Кашубе понадобились считанные мгновения, чтобы принять решение: под прикрытием берега максимально близко подойти к «противнику» и потом внезапно атаковать его. Не в лоб, а с фланга. В этом — немалый риск, но и очевидная выгода. Идти вдоль берега небезопасно — близко мели.
Все станции корабля работали только на «прием». «Муссон» шел вдоль береговой линии, выдерживая тем не менее необходимую дистанцию от отмелей и рифов. Шли в густом тумане, в непосредственной близости от берега, Беляев буквально ловил на руле десятые доли градуса...

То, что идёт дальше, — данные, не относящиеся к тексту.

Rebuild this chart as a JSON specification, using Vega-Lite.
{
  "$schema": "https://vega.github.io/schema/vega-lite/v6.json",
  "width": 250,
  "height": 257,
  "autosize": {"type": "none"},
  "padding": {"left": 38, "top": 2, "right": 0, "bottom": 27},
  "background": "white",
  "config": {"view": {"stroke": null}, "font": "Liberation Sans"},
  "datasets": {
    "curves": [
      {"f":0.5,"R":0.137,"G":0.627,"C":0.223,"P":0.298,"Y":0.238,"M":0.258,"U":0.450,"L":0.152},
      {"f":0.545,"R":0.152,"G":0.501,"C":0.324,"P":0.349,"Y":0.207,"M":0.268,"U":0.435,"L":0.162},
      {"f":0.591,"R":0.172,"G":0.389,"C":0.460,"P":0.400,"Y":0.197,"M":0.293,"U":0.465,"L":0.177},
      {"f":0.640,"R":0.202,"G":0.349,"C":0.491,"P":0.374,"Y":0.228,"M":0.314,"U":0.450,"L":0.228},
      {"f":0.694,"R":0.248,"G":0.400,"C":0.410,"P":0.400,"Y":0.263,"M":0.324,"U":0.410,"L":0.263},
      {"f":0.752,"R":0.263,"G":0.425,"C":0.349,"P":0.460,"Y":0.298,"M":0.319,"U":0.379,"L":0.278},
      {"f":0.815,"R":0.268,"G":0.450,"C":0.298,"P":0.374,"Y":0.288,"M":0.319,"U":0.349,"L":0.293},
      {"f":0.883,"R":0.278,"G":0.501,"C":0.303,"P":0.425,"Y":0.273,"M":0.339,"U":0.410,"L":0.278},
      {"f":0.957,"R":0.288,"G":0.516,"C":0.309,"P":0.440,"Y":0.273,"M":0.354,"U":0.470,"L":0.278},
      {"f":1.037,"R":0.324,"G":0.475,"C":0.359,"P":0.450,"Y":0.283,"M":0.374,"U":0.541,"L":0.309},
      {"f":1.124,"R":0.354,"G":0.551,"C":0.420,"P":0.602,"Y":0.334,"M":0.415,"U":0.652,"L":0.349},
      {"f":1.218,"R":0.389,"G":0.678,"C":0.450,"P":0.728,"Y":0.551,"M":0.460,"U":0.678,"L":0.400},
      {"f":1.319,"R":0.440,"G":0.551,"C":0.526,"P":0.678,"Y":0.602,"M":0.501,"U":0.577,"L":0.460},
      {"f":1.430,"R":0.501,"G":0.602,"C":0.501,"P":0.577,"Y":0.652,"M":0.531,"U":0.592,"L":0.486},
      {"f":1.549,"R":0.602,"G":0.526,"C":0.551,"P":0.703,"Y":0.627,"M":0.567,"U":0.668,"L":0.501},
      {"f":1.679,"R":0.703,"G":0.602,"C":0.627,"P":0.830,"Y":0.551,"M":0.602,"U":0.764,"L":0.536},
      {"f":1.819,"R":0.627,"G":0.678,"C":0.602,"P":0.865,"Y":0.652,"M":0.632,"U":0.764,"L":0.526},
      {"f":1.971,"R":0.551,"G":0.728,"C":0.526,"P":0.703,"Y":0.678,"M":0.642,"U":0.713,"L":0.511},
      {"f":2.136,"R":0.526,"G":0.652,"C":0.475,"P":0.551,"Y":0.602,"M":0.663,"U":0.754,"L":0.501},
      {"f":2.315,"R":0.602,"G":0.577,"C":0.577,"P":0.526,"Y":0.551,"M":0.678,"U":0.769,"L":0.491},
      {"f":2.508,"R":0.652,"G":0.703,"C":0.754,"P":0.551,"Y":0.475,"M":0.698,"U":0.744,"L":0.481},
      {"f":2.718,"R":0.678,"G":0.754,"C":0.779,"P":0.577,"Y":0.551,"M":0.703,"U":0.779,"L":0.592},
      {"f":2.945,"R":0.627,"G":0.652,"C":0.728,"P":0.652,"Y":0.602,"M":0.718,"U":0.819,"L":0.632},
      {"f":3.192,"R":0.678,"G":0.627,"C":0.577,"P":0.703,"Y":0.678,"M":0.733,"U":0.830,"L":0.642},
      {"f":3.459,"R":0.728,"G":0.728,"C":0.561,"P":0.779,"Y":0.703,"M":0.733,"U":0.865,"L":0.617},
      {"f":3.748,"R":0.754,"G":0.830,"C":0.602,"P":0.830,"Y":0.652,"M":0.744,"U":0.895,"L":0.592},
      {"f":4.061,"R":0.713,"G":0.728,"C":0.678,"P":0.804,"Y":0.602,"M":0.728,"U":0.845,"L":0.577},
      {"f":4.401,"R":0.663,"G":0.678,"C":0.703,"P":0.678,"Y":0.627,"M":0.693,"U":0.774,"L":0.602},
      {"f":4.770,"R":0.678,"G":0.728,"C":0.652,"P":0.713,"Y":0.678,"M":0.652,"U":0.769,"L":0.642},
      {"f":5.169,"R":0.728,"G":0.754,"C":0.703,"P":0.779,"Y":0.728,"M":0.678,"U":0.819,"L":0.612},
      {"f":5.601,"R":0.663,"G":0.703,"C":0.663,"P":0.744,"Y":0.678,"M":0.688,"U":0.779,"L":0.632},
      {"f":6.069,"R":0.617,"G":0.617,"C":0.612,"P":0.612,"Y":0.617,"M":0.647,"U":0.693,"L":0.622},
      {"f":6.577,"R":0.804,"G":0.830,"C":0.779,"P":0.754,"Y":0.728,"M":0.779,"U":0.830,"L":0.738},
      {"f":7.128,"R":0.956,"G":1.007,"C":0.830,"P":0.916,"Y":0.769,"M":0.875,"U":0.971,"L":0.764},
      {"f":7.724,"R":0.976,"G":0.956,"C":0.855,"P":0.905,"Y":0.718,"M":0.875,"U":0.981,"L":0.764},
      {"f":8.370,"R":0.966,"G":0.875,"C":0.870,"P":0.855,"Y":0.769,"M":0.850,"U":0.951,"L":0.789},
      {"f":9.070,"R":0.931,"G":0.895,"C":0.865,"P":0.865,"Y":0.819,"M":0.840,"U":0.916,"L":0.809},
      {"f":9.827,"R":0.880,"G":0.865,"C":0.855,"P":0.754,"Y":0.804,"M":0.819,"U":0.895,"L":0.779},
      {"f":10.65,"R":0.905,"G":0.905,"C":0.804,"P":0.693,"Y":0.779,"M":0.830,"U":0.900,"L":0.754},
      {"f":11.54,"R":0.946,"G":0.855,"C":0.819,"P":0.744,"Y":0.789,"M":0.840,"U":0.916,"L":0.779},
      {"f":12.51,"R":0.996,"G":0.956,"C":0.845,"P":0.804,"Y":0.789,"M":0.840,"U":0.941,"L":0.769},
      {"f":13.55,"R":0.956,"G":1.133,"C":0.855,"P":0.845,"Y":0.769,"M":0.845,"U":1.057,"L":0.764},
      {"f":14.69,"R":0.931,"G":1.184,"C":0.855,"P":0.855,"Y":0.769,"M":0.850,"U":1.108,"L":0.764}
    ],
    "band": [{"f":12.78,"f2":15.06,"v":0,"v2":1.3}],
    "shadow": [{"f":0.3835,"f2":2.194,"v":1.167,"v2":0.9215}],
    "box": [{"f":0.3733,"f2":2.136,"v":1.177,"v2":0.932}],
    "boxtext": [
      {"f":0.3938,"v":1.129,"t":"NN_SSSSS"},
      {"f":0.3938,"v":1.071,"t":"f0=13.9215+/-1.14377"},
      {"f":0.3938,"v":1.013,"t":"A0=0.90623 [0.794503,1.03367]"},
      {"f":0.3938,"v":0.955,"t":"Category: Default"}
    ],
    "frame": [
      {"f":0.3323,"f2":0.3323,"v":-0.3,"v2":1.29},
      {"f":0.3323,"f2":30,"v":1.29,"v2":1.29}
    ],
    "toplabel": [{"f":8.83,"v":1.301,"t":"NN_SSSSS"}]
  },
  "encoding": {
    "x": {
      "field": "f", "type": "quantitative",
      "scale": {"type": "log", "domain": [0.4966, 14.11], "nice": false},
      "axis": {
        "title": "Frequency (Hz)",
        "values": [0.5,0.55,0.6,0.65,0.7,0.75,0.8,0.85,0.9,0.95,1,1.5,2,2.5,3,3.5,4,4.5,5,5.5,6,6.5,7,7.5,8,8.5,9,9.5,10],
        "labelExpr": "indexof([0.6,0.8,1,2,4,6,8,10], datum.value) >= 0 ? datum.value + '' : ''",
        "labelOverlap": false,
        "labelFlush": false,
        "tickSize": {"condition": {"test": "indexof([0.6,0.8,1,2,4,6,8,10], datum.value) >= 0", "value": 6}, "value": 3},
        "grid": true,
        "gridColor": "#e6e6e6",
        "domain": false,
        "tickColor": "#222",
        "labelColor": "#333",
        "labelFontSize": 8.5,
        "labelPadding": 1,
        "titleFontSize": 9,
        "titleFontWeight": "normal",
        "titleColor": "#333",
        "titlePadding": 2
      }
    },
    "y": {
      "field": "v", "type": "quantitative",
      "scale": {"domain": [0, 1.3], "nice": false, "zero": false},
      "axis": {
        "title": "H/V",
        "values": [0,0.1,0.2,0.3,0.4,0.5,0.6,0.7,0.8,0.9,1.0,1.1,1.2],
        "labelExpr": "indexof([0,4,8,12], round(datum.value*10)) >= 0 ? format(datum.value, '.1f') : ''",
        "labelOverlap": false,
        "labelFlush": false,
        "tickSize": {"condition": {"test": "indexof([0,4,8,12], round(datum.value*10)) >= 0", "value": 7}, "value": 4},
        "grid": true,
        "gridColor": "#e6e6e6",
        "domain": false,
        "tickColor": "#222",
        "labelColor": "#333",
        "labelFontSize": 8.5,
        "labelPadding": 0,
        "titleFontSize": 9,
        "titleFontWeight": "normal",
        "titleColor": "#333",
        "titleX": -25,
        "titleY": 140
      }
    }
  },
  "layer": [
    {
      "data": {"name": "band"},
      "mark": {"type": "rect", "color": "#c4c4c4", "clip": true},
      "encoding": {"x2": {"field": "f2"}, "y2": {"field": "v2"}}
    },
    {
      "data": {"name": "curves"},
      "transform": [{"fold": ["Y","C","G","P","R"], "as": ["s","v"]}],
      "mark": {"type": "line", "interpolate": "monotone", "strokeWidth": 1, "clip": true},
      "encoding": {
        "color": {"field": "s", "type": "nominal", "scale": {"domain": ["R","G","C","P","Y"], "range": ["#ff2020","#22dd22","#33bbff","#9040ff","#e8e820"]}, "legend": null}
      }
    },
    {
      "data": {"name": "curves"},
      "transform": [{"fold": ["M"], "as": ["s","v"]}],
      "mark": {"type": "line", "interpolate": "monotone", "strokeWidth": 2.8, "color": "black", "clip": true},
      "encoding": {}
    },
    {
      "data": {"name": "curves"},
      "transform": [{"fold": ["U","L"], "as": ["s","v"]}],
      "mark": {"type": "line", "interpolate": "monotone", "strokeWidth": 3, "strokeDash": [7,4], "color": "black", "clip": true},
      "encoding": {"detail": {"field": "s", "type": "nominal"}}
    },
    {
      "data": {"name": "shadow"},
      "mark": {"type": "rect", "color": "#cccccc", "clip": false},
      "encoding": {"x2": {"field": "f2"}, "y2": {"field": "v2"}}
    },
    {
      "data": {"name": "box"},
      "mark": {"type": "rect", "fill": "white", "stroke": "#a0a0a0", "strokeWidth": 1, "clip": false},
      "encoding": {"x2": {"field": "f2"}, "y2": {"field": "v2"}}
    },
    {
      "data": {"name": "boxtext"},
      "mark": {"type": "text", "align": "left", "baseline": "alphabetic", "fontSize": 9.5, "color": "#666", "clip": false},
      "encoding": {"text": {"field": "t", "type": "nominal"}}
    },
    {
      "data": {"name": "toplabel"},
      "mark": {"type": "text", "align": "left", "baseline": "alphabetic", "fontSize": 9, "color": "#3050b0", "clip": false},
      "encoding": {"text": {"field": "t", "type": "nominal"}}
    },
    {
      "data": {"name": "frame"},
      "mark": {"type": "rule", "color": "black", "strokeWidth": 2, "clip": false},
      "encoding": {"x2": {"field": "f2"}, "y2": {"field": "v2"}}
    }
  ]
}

Мы находились на Главном командном пункте с лейтенантом Николаем Черненко, когда «Муссон» вдруг резко лег на боевой курс. От напряжения мощных двигателей задрожали стенки корпуса, мелко зазвенел стеклянный графин в проволочной оправе. Вспыхнули разноцветные табло на стенде управления ракетным комплексом.
— Ракеты готовы,— докладывает лейтенант.
— Курс боевой, пеленг цели... Открываются крыши контейнеров.
Все происходит как в настоящем бою. Все, за исключением последнего — пуска. Вычислительная техника выдает данные на стрельбу. Комплекс готов к пуску. Но ракеты не вырвутся из контейнеров. Это боевые ракеты. Тем не менее «Муссон» выиграет этот поединок. Такое решение вынесут в штабе, сверив данные боевых курсов МРК и флагманского корабля группы «противника», сверив расчетные данные на стрельбу, время обнаружения кораблями друг друга и еще многие факторы. Исход учебного боя не программируется в штабах. Он решается людьми, их волей, выдержкой и умением.